**The request**
Could you retype the lines below, starting at the line holding "Generate a Python" and stopping at the line holding "color='#ff0000', fontsize=15.3, zorder=4)", inclusive? Copy them exactly and drop the images.

**Dataset entries**
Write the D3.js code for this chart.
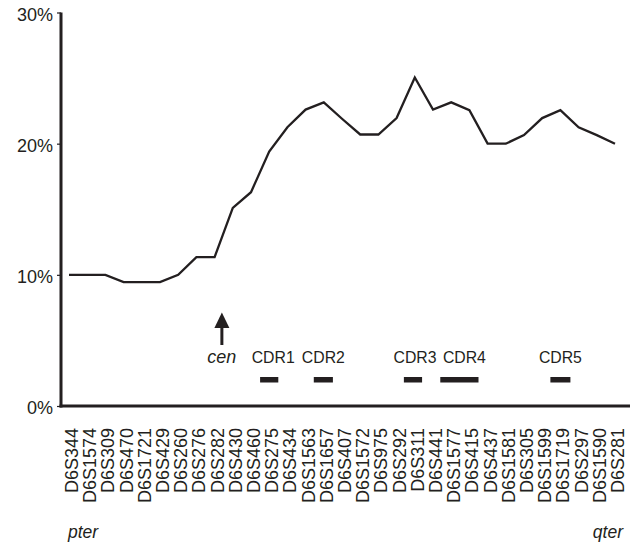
<!DOCTYPE html>
<html><head><meta charset="utf-8">
<script src="https://cdn.jsdelivr.net/npm/d3@7"></script>
<style>body{margin:0;background:#fff}svg{display:block}text{font-family:"Liberation Sans",Arial,sans-serif;fill:#231f20}</style>
</head><body>
<script>
const markers = ["D6S344","D6S1574","D6S309","D6S470","D6S1721","D6S429","D6S260","D6S276","D6S282","D6S430","D6S460","D6S275","D6S434","D6S1563","D6S1657","D6S407","D6S1572","D6S975","D6S292","D6S311","D6S441","D6S1577","D6S415","D6S437","D6S1581","D6S305","D6S1599","D6S1719","D6S297","D6S1590","D6S281"];
const frequency = [10,10,10,9.45,9.45,9.45,10,11.35,11.35,15.1,16.3,19.4,21.25,22.6,23.15,21.9,20.7,20.7,21.95,25.05,22.6,23.15,22.55,20,20,20.65,21.95,22.55,21.25,20.65,20];
const yTicks = [0,10,20,30];
const cdrNames = ["CDR1","CDR2","CDR3","CDR4","CDR5"];
const cdrStart = [10.5,13.45,18.4,20.4,26.45];
const cdrEnd = [11.5,14.5,19.4,22.5,27.55];
const centromere = 8.4;

const W=638,H=544;
const svg=d3.select("body").append("svg").attr("width",W).attr("height",H);
const ink="#231f20";
const x=d3.scaleLinear().domain([0,markers.length-1]).range([69,615]);
const y=d3.scaleLinear().domain([0,30]).range([406,12.5]);

// y axis
const yAxis=d3.axisLeft(y).tickValues(yTicks).tickFormat(d=>d+"%").tickSize(4).tickPadding(4);
const ga=svg.append("g").attr("transform","translate(61,0)").call(yAxis);
ga.select(".domain").remove();
ga.selectAll(".tick line").attr("stroke",ink).attr("stroke-width",1.2);
ga.selectAll(".tick text").attr("font-size",18).attr("fill",ink).attr("dy","0.42em").attr("font-family","Liberation Sans, Arial, sans-serif");
svg.append("line").attr("x1",61).attr("x2",61).attr("y1",y(30)).attr("y2",y(0)+1.5).attr("stroke",ink).attr("stroke-width",3);
// baseline
svg.append("line").attr("x1",59.5).attr("x2",630).attr("y1",y(0)).attr("y2",y(0)).attr("stroke",ink).attr("stroke-width",3);

// x labels
const xAxis=d3.axisBottom(x).tickValues(d3.range(markers.length)).tickFormat(i=>markers[i]).tickSize(0);
const gx=svg.append("g").attr("transform","translate(2,"+y(0)+")").call(xAxis);
gx.select(".domain").remove();
gx.selectAll(".tick text").attr("font-size",18).attr("fill",ink).attr("font-family","Liberation Sans, Arial, sans-serif")
  .attr("text-anchor","end").attr("transform","translate(0,22) rotate(-90)").attr("x",0).attr("y",0).attr("dy","0.36em");

// line
svg.append("path").datum(frequency)
  .attr("d",d3.line().x((d,i)=>x(i)).y(d=>y(d)))
  .attr("fill","none").attr("stroke",ink).attr("stroke-width",2.3).attr("stroke-linejoin","miter");

// CDR bars
svg.selectAll("rect.cdr").data(cdrNames).join("rect").attr("class","cdr")
  .attr("x",(d,i)=>x(cdrStart[i])).attr("width",(d,i)=>x(cdrEnd[i])-x(cdrStart[i]))
  .attr("y",377).attr("height",5.5).attr("fill",ink);
svg.selectAll("text.cdr").data(cdrNames).join("text").attr("class","cdr")
  .attr("x",(d,i)=>x((cdrStart[i]+cdrEnd[i])/2)+([4,0,2,5,0][i]))
  .attr("y",363).attr("text-anchor","middle").attr("font-size",15.8).text(d=>d);

// centromere arrow
const cx=x(centromere);
svg.append("line").attr("x1",cx).attr("x2",cx).attr("y1",326).attr("y2",345).attr("stroke",ink).attr("stroke-width",3);
svg.append("path").attr("d",`M${cx},312.5 L${cx+7.5},328 L${cx-7.5},328 Z`).attr("fill",ink);
svg.append("text").attr("x",cx).attr("y",363).attr("text-anchor","middle").attr("font-size",18).attr("font-style","italic").text("cen");

svg.append("text").attr("x",68).attr("y",538).attr("font-size",17.5).attr("font-style","italic").text("pter");
svg.append("text").attr("x",623).attr("y",538).attr("text-anchor","end").attr("font-size",17.5).attr("font-style","italic").text("qter");
</script>
</body></html>
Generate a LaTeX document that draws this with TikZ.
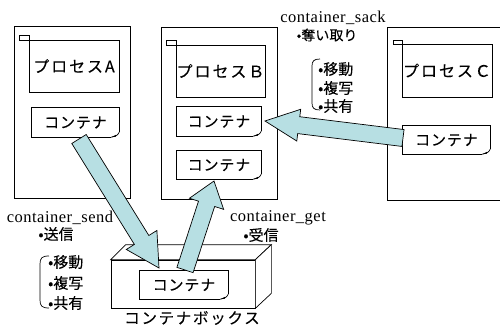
\documentclass[tikz,border=0pt]{standalone}
\usepackage{fontspec}
\setmainfont{Liberation Serif}
\newfontfamily\jp{Noto Sans CJK JP}[FakeBold=0.15]
\usetikzlibrary{calc}
\definecolor{arrowblue}{RGB}{183,223,227}
\tikzset{
  ln/.style={draw=black, line width=0.7pt},
  pagebox/.style={draw=black, line width=0.7pt, inner sep=0pt, minimum width=116pt, minimum height=172pt},
  procbox/.style={draw=black, line width=0.7pt, inner sep=0pt, font=\jp\fontsize{16}{16}\selectfont\addfontfeature{LetterSpace=12}},
  contnode/.style={inner sep=0pt, font=\jp\fontsize{15}{15}\selectfont\addfontfeature{LetterSpace=6}},
  jptext/.style={inner sep=0pt, font=\jp\fontsize{15}{15}\selectfont},
  entext/.style={inner sep=0pt, font=\fontsize{16.5}{16.5}\selectfont\addfontfeature{LetterSpace=3}},
  arrowfill/.style={fill=arrowblue, draw=black, line width=0.7pt, line join=miter},
  boxface/.style={fill=white, draw=black, line width=0.7pt, line join=miter},
}
% container outline with folded bottom-right corner
\newcommand{\contshape}[1]{%
  \draw[ln] ([xshift=-8pt]#1.south east) -- (#1.south west) -- (#1.north west) -- (#1.north east) -- ([yshift=5pt]#1.south east);
  \draw[ln] ([yshift=5pt]#1.south east) .. controls ([xshift=-2pt,yshift=1.5pt]#1.south east) .. ([xshift=-8pt]#1.south east);
  \fill[black] ([xshift=-8pt]#1.south east) -- ([xshift=-3pt,yshift=2.5pt]#1.south east) -- ([xshift=-3.5pt,yshift=0.5pt]#1.south east) -- cycle;
}
% block arrow: tail, tip, shaft half width, head half width, head length
\newcommand{\blockarrow}[5]{%
  \path ($(#2)!#5!(#1)$) coordinate (hb);
  \draw[arrowfill] ($(#1)!#3!90:(#2)$) -- ($(hb)!#3!-90:(#1)$) -- ($(hb)!#4!-90:(#1)$) -- (#2)
    -- ($(hb)!#4!90:(#1)$) -- ($(hb)!#3!90:(#1)$) -- ($(#1)!#3!-90:(#2)$) -- cycle;
}
\begin{document}
\begin{tikzpicture}[x=1pt,y=-1pt]
\useasboundingbox (0,0) rectangle (500,329);
% pages
\node[pagebox] (pageA) at (72,112) {};
\node[pagebox] (pageB) at (219,113) {};
\draw[ln] (501,27) -- (387,27) -- (387,200) -- (501,200);
\coordinate (pageC) at (444,113);
% small squares and process boxes
\draw[ln] (19,35) rectangle (29,40);
\draw[ln] (166,40) rectangle (176,45);
\draw[ln] (393,40) rectangle (402,44);
\node[procbox, minimum width=90pt, minimum height=52pt] (procA) at (74,66) {プロセスA};
\node[procbox, minimum width=89pt, minimum height=52pt] (procB) at (220.5,71) {プロセスＢ};
\node[procbox, minimum width=90pt, minimum height=53pt] (procC) at (447,70.5) {プロセスＣ};
% containers
\node[contnode, minimum width=87pt, minimum height=29pt] (cA) at (75.5,122.5) {コンテナ};
\node[contnode, minimum width=84pt, minimum height=29pt] (cB1) at (219,121.5) {コンテナ};
\node[contnode, minimum width=84pt, minimum height=28pt] (cB2) at (219,165) {コンテナ};
\node[contnode, minimum width=87pt, minimum height=28pt] (cC) at (446.5,140) {コンテナ};
\contshape{cA}
\contshape{cB1}
\contshape{cB2}
\contshape{cC}
% container box (3D)
\node[boxface, minimum width=144pt, minimum height=48pt, inner sep=0pt] (front) at (183,284) {};
\draw[boxface] (front.north west) -- ([shift={(15pt,15pt)}]front.north west) -- ([shift={(16pt,15pt)}]front.north east) -- (front.north east) -- cycle;
\draw[boxface] (front.north east) -- ([shift={(16pt,15pt)}]front.north east) -- ([shift={(16pt,15pt)}]front.south east) -- (front.south east) -- cycle;
\node[contnode, minimum width=88pt, minimum height=28pt] (cX) at (184,285) {コンテナ};
\contshape{cX}
\node[jptext, font=\jp\fontsize{15.5}{15.5}\selectfont\addfontfeature{LetterSpace=11}] (boxlbl) at (192,318) {コンテナボックス};
% arrows
\coordinate (t1) at (79,139);   \coordinate (h1) at (159,268);
\coordinate (t2) at (185,270);  \coordinate (h2) at (214,181);
\coordinate (t3) at (403,138);  \coordinate (h3) at (265,121);
\blockarrow{t1}{h1}{8.5pt}{18pt}{33pt}
\blockarrow{t2}{h2}{8.5pt}{18pt}{24pt}
\blockarrow{t3}{h3}{8.5pt}{16pt}{34pt}
% labels: send
\node[entext] (sendlbl) at (60,218) {container\_send};
\node[jptext] (sendjp) at (56,234) {•送信};
\draw[ln] (49,256) .. controls (42,256) and (40,258) .. (40,264) -- (40,300) .. controls (40,306) and (42,308) .. (49,308);
\node[jptext, anchor=west] (s1) at (48,262) {•移動};
\node[jptext, anchor=west] (s2) at (48,283) {•複写};
\node[jptext, anchor=west] (s3) at (48,303) {•共有};
% labels: get
\node[entext] (getlbl) at (278,218) {container\_get};
\node[jptext] (getjp) at (261,235) {•受信};
% labels: sack
\node[entext] (sacklbl) at (333,18) {container\_sack};
\node[jptext, font=\jp\fontsize{14}{14}\selectfont] (sackjp) at (327,35) {•奪い取り};
\draw[ln] (320,59) .. controls (314,59) and (312,61) .. (312,66) -- (312,103) .. controls (312,108) and (314,110) .. (320,110);
\node[jptext, anchor=west] (k1) at (318,69) {•移動};
\node[jptext, anchor=west] (k2) at (318,88) {•複写};
\node[jptext, anchor=west] (k3) at (318,106) {•共有};
\end{tikzpicture}
\end{document}
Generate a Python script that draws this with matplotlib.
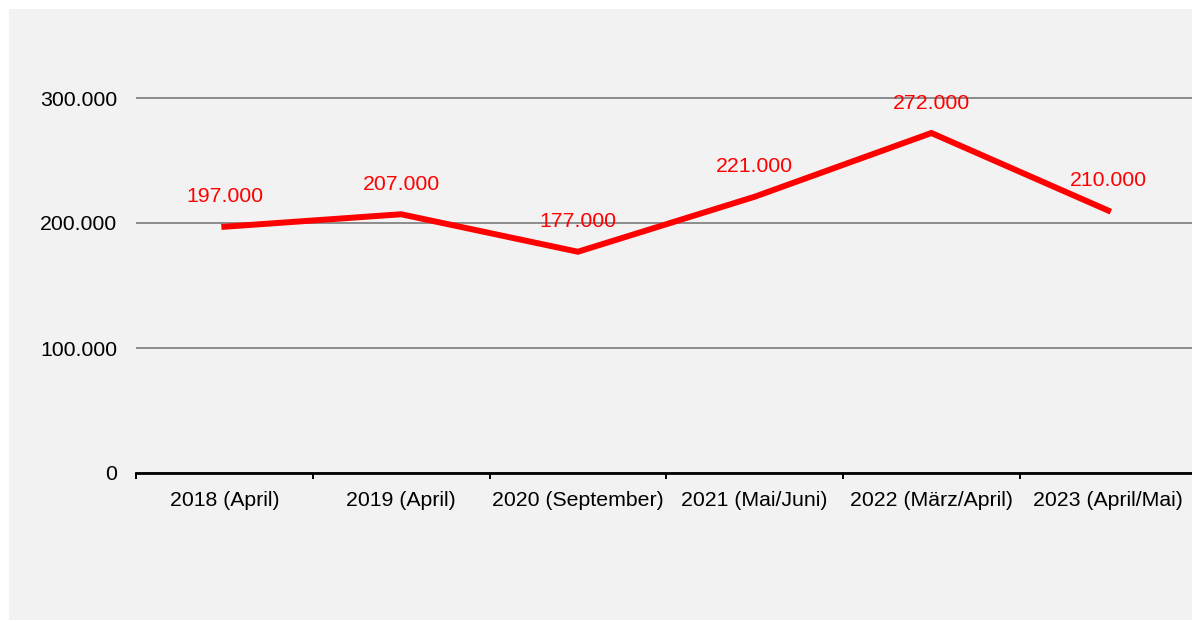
import matplotlib
matplotlib.use("Agg")
import matplotlib.pyplot as plt
from matplotlib.ticker import FuncFormatter, FixedLocator
from matplotlib.patches import Rectangle

plt.rcParams['font.family'] = ['Liberation Sans', 'DejaVu Sans']

categories = ["2018 (April)", "2019 (April)", "2020 (September)", "2021 (Mai/Juni)",
              "2022 (März/April)", "2023 (April/Mai)"]
values = [197000, 207000, 177000, 221000, 272000, 210000]
yticks = [0, 100000, 200000, 300000]


def de_fmt(v, pos=None):
    return f"{v:,.0f}".replace(",", ".")


fig = plt.figure(figsize=(11.92, 6.21), dpi=100, facecolor='white')
# grey panel behind the chart
fig.patches.append(Rectangle((9 / 1192, 1 / 621), 1, 611 / 621, transform=fig.transFigure,
                             facecolor='#f2f2f2', edgecolor='none', zorder=-10))

ax = fig.add_axes([136 / 1192, 148 / 621, 1060.5 / 1192, 437.5 / 621])
ax.set_facecolor('none')

x = list(range(len(categories)))
ax.plot(x, values, color='#ff0000', linewidth=4.3, solid_joinstyle='miter', zorder=3)

for xi, v in zip(x, values):
    ax.annotate(de_fmt(v), xy=(xi, v), xytext=(0, 21.5), textcoords='offset points',
                ha='center', va='center', color='#ff0000', fontsize=15.3, zorder=4)

ax.set_xlim(-0.5, len(categories) - 0.5)
ax.set_ylim(0, 350000)

ax.set_yticks(yticks)
ax.yaxis.set_major_formatter(FuncFormatter(de_fmt))
ax.tick_params(axis='y', length=0, pad=13.5, labelsize=15.3, colors='#000000')
ax.grid(axis='y', color='#8c8c8c', linewidth=1.4)
ax.set_axisbelow(True)

ax.set_xticks(x)
ax.set_xticklabels(categories)
ax.xaxis.set_minor_locator(FixedLocator([i - 0.5 for i in range(len(categories) + 1)]))
ax.tick_params(axis='x', which='major', length=0, pad=13, labelsize=15.3)
ax.tick_params(axis='x', which='minor', length=4, width=1.4, direction='out', color='black')

for s in ['top', 'right', 'left']:
    ax.spines[s].set_visible(False)
ax.spines['bottom'].set_color('black')
ax.spines['bottom'].set_linewidth(2)

fig.savefig("out.png", dpi=100, facecolor=fig.get_facecolor())
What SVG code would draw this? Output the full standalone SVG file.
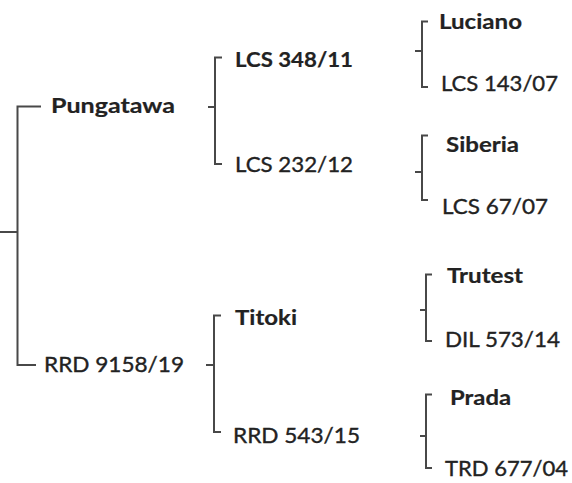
<svg xmlns="http://www.w3.org/2000/svg" width="572" height="483" viewBox="0 0 572 483">
<style>
.t{font-family:Lato,"Liberation Sans",sans-serif;font-size:21px;fill:#222222;stroke:#222222;stroke-width:0.35px}
.b{font-weight:bold;stroke-width:0.2px}
.c{fill:none;stroke:#484848;stroke-width:2;stroke-linecap:butt;stroke-linejoin:miter}
</style>
<rect width="572" height="483" fill="#ffffff"/>
<g id="connectors" class="c">
<path d="M0 232H17.5M41 106.5H17.5V365H36"/>
<path d="M208 107H215M222 57.5H215V164H222"/>
<path d="M415 51H422M428 21.5H422V87H428"/>
<path d="M415 172H422M428 135.5H422V200H428"/>
<path d="M206 365H214M221 315.5H214V432H221"/>
<path d="M420 310H426M432 274.5H426V341H432"/>
<path d="M420 436H426M432 394.5H426V468H432"/>
</g>
<g id="pungatawa"><text class="t b" x="51" y="113" textLength="124" lengthAdjust="spacingAndGlyphs">Pungatawa</text></g>
<g id="rrd9158"><text class="t" x="44" y="372" textLength="140" lengthAdjust="spacingAndGlyphs">RRD 9158/19</text></g>
<g id="lcs348"><text class="t b" x="235" y="67" textLength="118" lengthAdjust="spacingAndGlyphs">LCS 348/11</text></g>
<g id="lcs232"><text class="t" x="235" y="172" textLength="118" lengthAdjust="spacingAndGlyphs">LCS 232/12</text></g>
<g id="titoki"><text class="t b" x="235" y="325" textLength="62" lengthAdjust="spacingAndGlyphs">Titoki</text></g>
<g id="rrd543"><text class="t" x="233" y="443" textLength="127" lengthAdjust="spacingAndGlyphs">RRD 543/15</text></g>
<g id="luciano"><text class="t b" x="439" y="29" textLength="83" lengthAdjust="spacingAndGlyphs">Luciano</text></g>
<g id="lcs143"><text class="t" x="441" y="91" textLength="117" lengthAdjust="spacingAndGlyphs">LCS 143/07</text></g>
<g id="siberia"><text class="t b" x="446" y="152" textLength="73" lengthAdjust="spacingAndGlyphs">Siberia</text></g>
<g id="lcs67"><text class="t" x="442" y="214" textLength="106" lengthAdjust="spacingAndGlyphs">LCS 67/07</text></g>
<g id="trutest"><text class="t b" x="447" y="283" textLength="76" lengthAdjust="spacingAndGlyphs">Trutest</text></g>
<g id="dil573"><text class="t" x="445" y="347" textLength="115" lengthAdjust="spacingAndGlyphs">DIL 573/14</text></g>
<g id="prada"><text class="t b" x="450" y="405" textLength="61" lengthAdjust="spacingAndGlyphs">Prada</text></g>
<g id="trd677"><text class="t" x="445" y="476" textLength="123" lengthAdjust="spacingAndGlyphs">TRD 677/04</text></g>
</svg>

**Answer to the task**
Generate a Python script that draws this with matplotlib.
import matplotlib
matplotlib.use("Agg")
import matplotlib.pyplot as plt
from matplotlib.ticker import FuncFormatter, FixedLocator
from matplotlib.patches import Rectangle

plt.rcParams['font.family'] = ['Liberation Sans', 'DejaVu Sans']

categories = ["2018 (April)", "2019 (April)", "2020 (September)", "2021 (Mai/Juni)",
              "2022 (März/April)", "2023 (April/Mai)"]
values = [197000, 207000, 177000, 221000, 272000, 210000]
yticks = [0, 100000, 200000, 300000]


def de_fmt(v, pos=None):
    return f"{v:,.0f}".replace(",", ".")


fig = plt.figure(figsize=(11.92, 6.21), dpi=100, facecolor='white')
# grey panel behind the chart
fig.patches.append(Rectangle((9 / 1192, 1 / 621), 1, 611 / 621, transform=fig.transFigure,
                             facecolor='#f2f2f2', edgecolor='none', zorder=-10))

ax = fig.add_axes([136 / 1192, 148 / 621, 1060.5 / 1192, 437.5 / 621])
ax.set_facecolor('none')

x = list(range(len(categories)))
ax.plot(x, values, color='#ff0000', linewidth=4.3, solid_joinstyle='miter', zorder=3)

for xi, v in zip(x, values):
    ax.annotate(de_fmt(v), xy=(xi, v), xytext=(0, 21.5), textcoords='offset points',
                ha='center', va='center', color='#ff0000', fontsize=15.3, zorder=4)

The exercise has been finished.